Lloyd Bentsen knew Jack Kennedy, then he owned Dan Quayle

You can see it about 15 seconds into the clip. Vice presidential candidate Sen. Lloyd Bentsen’s brow shoots up as Dan Quayle, George H.W. Bush’s 1988 running mate, answers a question about his relative inexperience, saying, “I have as much experience in the Congress as Jack Kennedy did when he sought the presidency.”

Bentsen fired back:

“Senator, I served with Jack Kennedy. I knew Jack Kennedy. Jack Kennedy was a friend of mine. Senator, you’re no Jack Kennedy.”

Mondale buries the “hatchet man”

Before he was a warmly remembered war hero who lost his own presidential race in a 1996 landslide to Bill Clinton, Bob Dole had a different kind of notoriety. During a 1976 vice presidential debate with Walter Mondale, he showed why. Asked if Watergate, and then President Gerald Ford’s pardon of Richard Nixon, were off-limits, Dole launched into a long rant essentially blaming “Democrat wars” for killing millions of Americans.

Mondale hit back with one line:

“I think Sen. Dole has richly earned his reputation as a hatchet man tonight.”

Perot sets himself apart

With his Texas twang, Ross Perot made a serious dent in the 1992 presidential race. Here he underlines why his lack of experience in government was going to be a political asset:

“I don’t have any experience in running up a $4 trillion debt. I don’t have any experience in gridlock government, where nobody takes responsibility for anything and everybody blames everybody else. I don’t have any experience in creating the worst public school system in the industrialized world, the most violent crime-ridden society in the industrialized world. But I do have a lot of experience in getting things done.”

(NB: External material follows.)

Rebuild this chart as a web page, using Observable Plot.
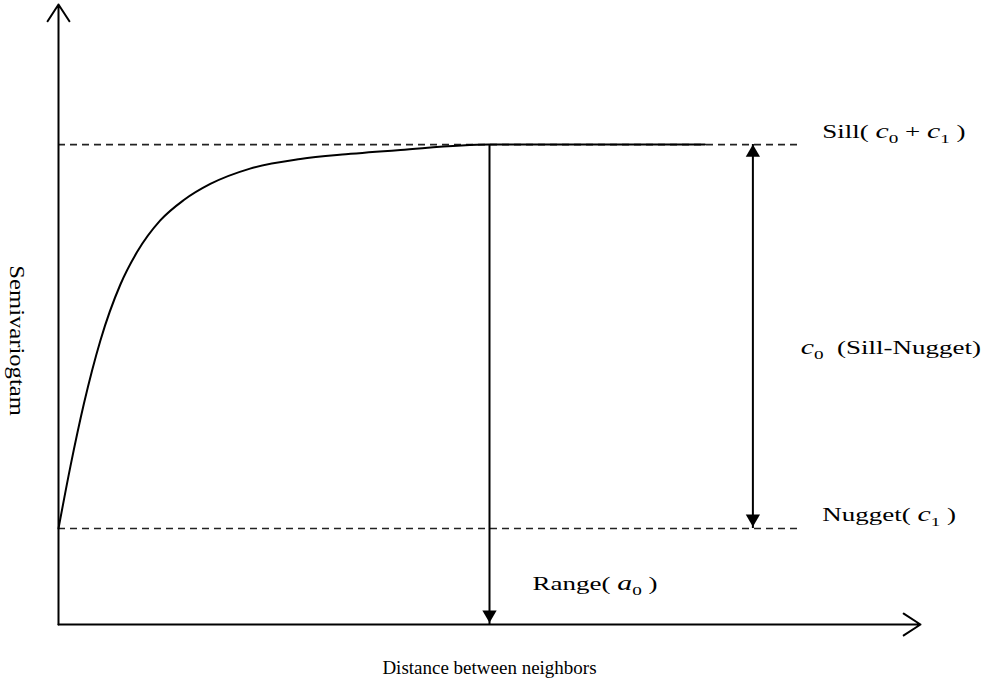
<!DOCTYPE html>
<html>
<head>
<meta charset="utf-8">
<script src="https://cdn.jsdelivr.net/npm/d3@7"></script>
<script src="https://cdn.jsdelivr.net/npm/@observablehq/plot@0.6"></script>
<style>
  body { margin: 0; background: #fff; }
  #chart svg { display: block; }
</style>
</head>
<body>
<div id="chart"></div>
<script>
// Theoretical semivariogram model: lag distance vs. semivariance
const distance     = [0, 0.25, 0.53, 0.875, 1.29, 1.64, 2.125, 2.61, 3.17, 4.0, 5.05, 6.0, 7.14, 9, 13.5];
const semivariance = [2, 3.3, 4.6, 5.92, 7.08, 7.76, 8.42, 8.84, 9.18, 9.50, 9.70, 9.80, 9.89, 10, 10];

// Model parameters
const nugget = 2;   // c1
const sill = 10;    // c0 + c1
const range = 9;    // a0

// Extent of the drawing area, in distance / semivariance units
const xMax = 18;
const yMax = 12.92;
const guideEnd = 15.5;   // end of the dashed sill / nugget guides
const spanX = 14.5;      // position of the sill-minus-nugget bracket
const labelX = 15.95;    // start of the sill and nugget labels

// Label texts ("c_0" = italic c with subscript 0)
const sillLabel = "Sill( c_0 + c_1 )";
const nuggetLabel = "Nugget( c_1 )";
const spanLabel = "c_0  (Sill-Nugget)";
const rangeLabel = "Range( a_0 )";
const xTitle = "Distance between neighbors";
const yTitle = "Semivariogtam";

const curve = distance.map((d, i) => ({d, g: semivariance[i]}));
const font = "'Liberation Serif', 'Times New Roman', serif";

const txt = {fontSize: 19, fontFamily: font, fill: "#000"};
const head = {symbol: "triangle", r: 5.3, fill: "#000", stroke: "none"};

const chart = Plot.plot({
  width: 984,
  height: 691,
  margin: 0,
  style: {fontFamily: font, background: "#fff", overflow: "visible"},
  x: {domain: [0, xMax], range: [58, 920], axis: null},
  y: {domain: [0, yMax], range: [624, 4], axis: null},
  marks: [
    // dashed guides at the sill and nugget levels
    Plot.ruleY([sill, nugget], {x1: 0, x2: guideEnd, stroke: "#222", strokeWidth: 1.6, strokeDasharray: "7,5"}),
    // axes with open arrowheads
    Plot.arrow([{x1: 0, y1: 0, x2: 0, y2: yMax}, {x1: 0, y1: 0, x2: xMax, y2: 0}], {
      x1: "x1", y1: "y1", x2: "x2", y2: "y2",
      stroke: "#000", strokeWidth: 2, headLength: 15, headAngle: 66
    }),
    // model curve
    Plot.line(curve, {x: "d", y: "g", curve: "monotone-x", stroke: "#000", strokeWidth: 2}),
    // range marker
    Plot.ruleX([range], {y1: 0, y2: sill, stroke: "#000", strokeWidth: 2}),
    Plot.dot([range], {x: d => d, y: 0, rotate: 180, dy: -10, ...head}),
    // sill - nugget bracket
    Plot.ruleX([spanX], {y1: nugget, y2: sill, stroke: "#000", strokeWidth: 2}),
    Plot.dot([spanX], {x: d => d, y: sill, dy: 8, ...head}),
    Plot.dot([spanX], {x: d => d, y: nugget, rotate: 180, dy: -10, ...head}),
    // annotation labels
    Plot.text([sillLabel], {x: labelX, y: sill, text: d => d, textAnchor: "start", dy: -13, ...txt}),
    Plot.text([nuggetLabel], {x: labelX, y: nugget, text: d => d, textAnchor: "start", dy: -14, ...txt}),
    Plot.text([spanLabel], {x: guideEnd, y: (sill + nugget) / 2, text: d => d, textAnchor: "start", dy: 11, ...txt}),
    Plot.text([rangeLabel], {x: range + 0.9, y: 0, text: d => d, textAnchor: "start", dy: -41, ...txt}),
    // axis titles
    Plot.text([xTitle], {x: xMax / 2, frameAnchor: "bottom", text: d => d, dy: -18, ...txt}),
    Plot.text([yTitle], {y: (sill + nugget) / 2, frameAnchor: "left", textAnchor: "middle", text: d => d, rotate: 90, dx: 17, dy: 4, ...txt, fontSize: 22})
  ]
});

// Widen a text element along its own baseline
function stretch(node, k) {
  let t = node.getAttribute("transform");
  if (t == null) {
    const x = +node.getAttribute("x") || 0, y = +node.getAttribute("y") || 0;
    node.removeAttribute("x"); node.removeAttribute("y");
    t = `translate(${x},${y})`;
  }
  node.setAttribute("transform", `${t} scale(${k},1)`);
}

// Typeset "c_0"-style tokens as an italic symbol with a subscript
d3.select(chart).selectAll("text").each(function () {
  const s = this.textContent;
  if (s === yTitle) { stretch(this, 1.12); return; }
  if (![sillLabel, nuggetLabel, spanLabel, rangeLabel].includes(s)) return;
  const el = d3.select(this);
  el.text(null);
  const parts = s.split(/([a-z])_(\d)/);
  let shifted = false;
  for (let i = 0; i < parts.length; i += 3) {
    if (parts[i]) {
      const t = el.append("tspan").text(parts[i]);
      if (shifted) { t.attr("dy", -5); shifted = false; }
    }
    if (i + 2 < parts.length) {
      const v = el.append("tspan").attr("font-style", "italic").attr("font-size", 21).text(parts[i + 1]);
      if (shifted) v.attr("dy", -5);
      el.append("tspan").attr("font-size", 13.5).attr("dy", 5).text(parts[i + 2]);
      shifted = true;
    }
  }
  stretch(this, 1.42);
});

document.getElementById("chart").appendChild(chart);
</script>
</body>
</html>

Lincoln prints and publishes his debate zingers

Though the words were spoken during one of their celebrated 1858 Senate debates, Abraham Lincoln was so pleased with his performance against Stephen A. Douglas, he took the transcripts (which he edited, liberally, on his own) and published them in a book before their 1860 presidential rematch.

In arguing that Douglas was using a flimsy principle as a bogus pretext for spreading slavery nationwide, Lincoln mockingly asked what remained of the substance of his rival’s position:

“Has it not got down as thin as the homeopathic soup that was made by boiling the shadow of a pigeon that had starved to death?”

Gore questions (the first) Bush’s resume

Al Gore was running for vice president in 1992, but that didn’t mean he wasn’t aiming high. Here is the shot he took at George H.W. Bush, who had sought to attach his record to that of his former boss Reagan, during a three-way debate with Dan Quayle and Adm. James Stockdale:

“George Bush taking credit for the Berlin Wall coming down is like the rooster taking credit for the sunrise.”

Bush shakes off Gore

Sometimes, words are unnecessary. At 11:58 in this clip, early on in his debate with Al Gore, George W. Bush responds to the vice president’s ill-timed stroll and apparent attempt to intimidate him with a simple — but devastating — silent shake of his head.